When you purchase a property, you’re not just buying the section and the house, you’re buying into the neighbourhood and the area.

So, it’s just as important to thoroughly research the area your home is in, looking at recent sales, median values, capital value trends, and any future developments planned.

Being aware of recent sales in the area will help give you an idea of what the property you’re looking at may be worth. Capital value trends and future developments on the other hand can help predict if the suburb (and therefore your property) has a bright future or not.


That’s why you need to have a close look at the surrounding neighbourhood and do your best to notice features that may make it less desirable. A property could be utterly perfect during the open home and then reveal its true colours as soon as you move in.

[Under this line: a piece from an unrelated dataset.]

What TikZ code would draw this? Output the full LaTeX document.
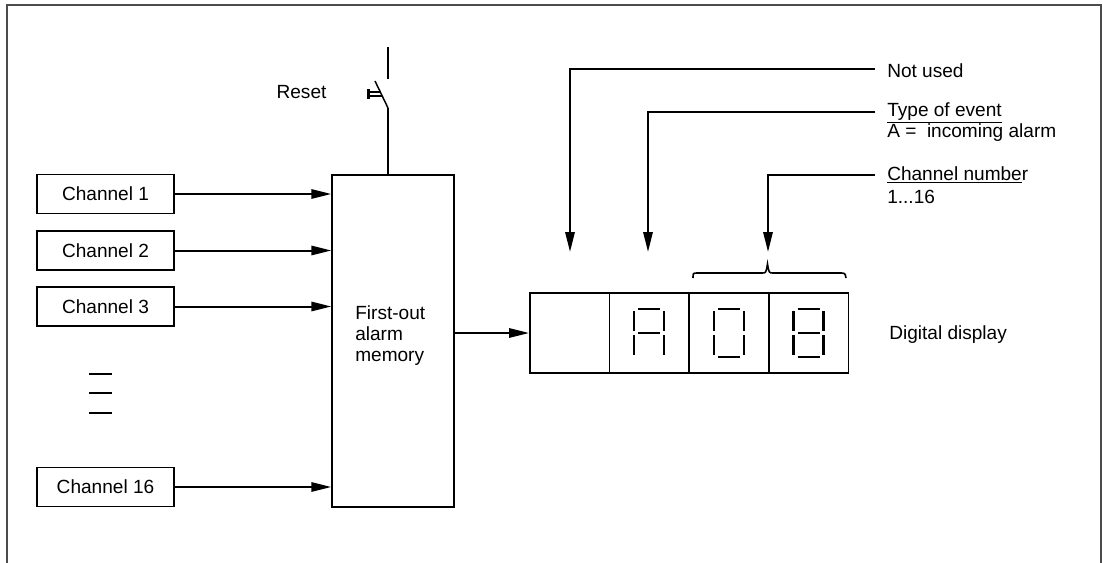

You need to have a close look at the surrounding neighbourhood.

These could include the home’s proximity to a busy road, train station or bar – all of which could prove noisy and dangerous, particularly if you have kids running around.

If you’re unsure, check the neighbourhoods’ crime statistics on government websites, as a high crime rate could make a location unsafe as well as making it harder to resell the property later on.


When you look through a home there are a number of deal-breakers that should be black marks against a property’s name as soon as they’re noticed. Here’s a handy summary of what these might be and how to check for them:

  • Look out for sagging walls or ceilings.
  • Watch for mould on ceilings, skirting boards and walls.
  • Flush toilets and run sink to check they’re working.
  • Inspect hot water system and fuse box for age and condition.
  • Check the general state of the home’s exterior: Are there any cracks or obvious faults?
  • Are the floors or walls sloping slightly? This may indicate the foundations need expensive work.
  • Does paint bubble or peel? This may indicate termite infestation.

If you notice any of these signs in your prospective home either reconsider, or ensure that you get a building inspector to check faults before purchasing.


If you’ve got any questions after your inspection, feel free to ask the agent present at the open home. These could include questions about any faults with the home, what the asking price is, if the agent has relevant information or reports on the property and what similiar homes in the area have sold for.

Ask the right questions and notice the right things and you’ll be living it up in your brand new home in no time.